I might have completely missed the article in the April issue of Vogue about a mom who put her daughter on a diet. But a friend of mine texted me about what’s being called the “worst Vogue article ever” after it had traveled throughout every media channel, asking me how Momfilter was handling the article. I read it over the weekend, talked it over at length with a friend. I figured, if we are in fact “filtering”, we should at least give some opinion here.
Unfortunately you can’t read the article online, so you have to pick it up on the newsstand, or infer its content by reading the numerous articles about the article online.
The only point I would like to make that hasn’t already been discussed ad nauseum, is that we consider that the writer was very likely blindsided. It’s entirely possible that she wrote a piece that was twice, three times, or five times as long as the one that was published. Being an editor, I can tell you first-hand that our job is to make a piece as interesting, and perhaps, in this case, as newsworthy, as possible. I’d guess there were things that were cut that would have made her a little more sympathetic. Maybe not. She wasn’t an established writer before this story came out, so she probably would not have been privy to rounds of edits and the final text before it went to press. I have to imagine she entered into the piece with blind trust that the magazine professionals would tell her story in a positive light. The photograph of mother and daughter looking very glamorous, which provided endless fodder for commentary, is, in the best case scenario, yet another rookie move on the part of the mother. Having been a photo editor at a number of magazines, and having read plenty of fairy tales, believe me, it is a very exciting thing to have a Vogue editor set up a photo shoot, get Cinderella hair, makeup, and fashion treatment. It’s easy to Monday-morning quarterback and say that she should never have “exploited” her daughter’s weight-loss or allowed herself and her daughter to have been pictured at all, let alone in designer clothing. But maybe she would say that she was really proud of her daughter and wanted to mark this occasion. (Okay, the being photographed with her is a hard pill for me to swallow.)
Perhaps I am extra sympathetic because of a personal experience my family went through with an article that was in the NY Times. Pilar had a dear friend, Katherine, who was writing a story about the dynamic of couples in the kitchen. Since my husband is fondly (most of the time) referred to as the “kitchen bully”, he was a natural fit for the article. I can’t tell you how much “sympathy” the article got me, and how many readers felt sorry for me, wishing for me to escape the awful relationship that it appeared I was in. But for the whole story, which I am only telling you because I can, is that Matt was being interviewed by Katherine, a friend, when we were at a restaurant. He had had a few glasses of wine and wanted to be as funny and entertaining as possible. He wasn’t worried about how his words were going to look in print, how he was going to be seen as an asshole by people all across the country. It didn’t bother me–well, as long as I didn’t read all the comments.

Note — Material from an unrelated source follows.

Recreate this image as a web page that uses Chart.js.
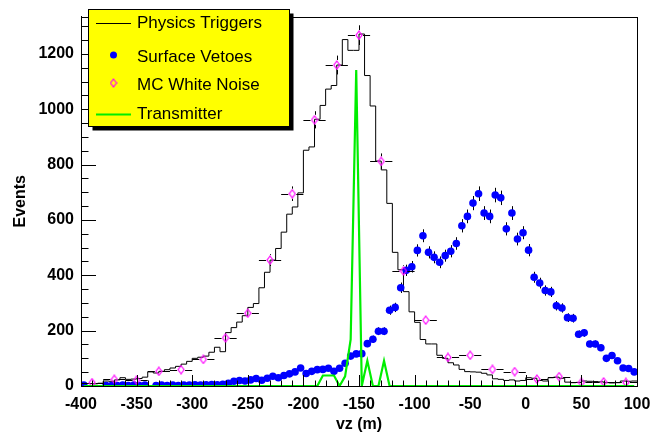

The point is, anytime you are interviewed, chances are good that writers and editors will likely massage an interview to support thesis. However benign or insidious, a distortion of even minor magnitude can be incredibly hurtful. My husband and I work in the media, and even we felt a little blindsided after reading the comments: The story made it look like I was a victim and he was a jerk. I have to think naivete on the part of this mother before an intimidating Vogue staff had to play a huge role in how badly she came off in the story.
I actually know the writer of the Vogue story. Not well, but our daughters were in a 4s class together, and we went to a birthday party for her daughter once. I certainly didn’t think of her as a socialite–she seemed like a thoughtful, caring mom, who wasn’t fancy or concerned with climbing a social ladder. Of course, this is completely my impression, but I think that first impressions do count for something.
I’m sorry that she and her daughter have had such a rough year. And I hope that all of this dies down fast. I don’t know what good the article ultimately does for anyone, because it doesn’t actually teach me anything about how to deal with weight issues and kids, or adults. It definitely shows how careful we all need to be when it comes to thinking the media is going to protect you just because you’re giving them a good story.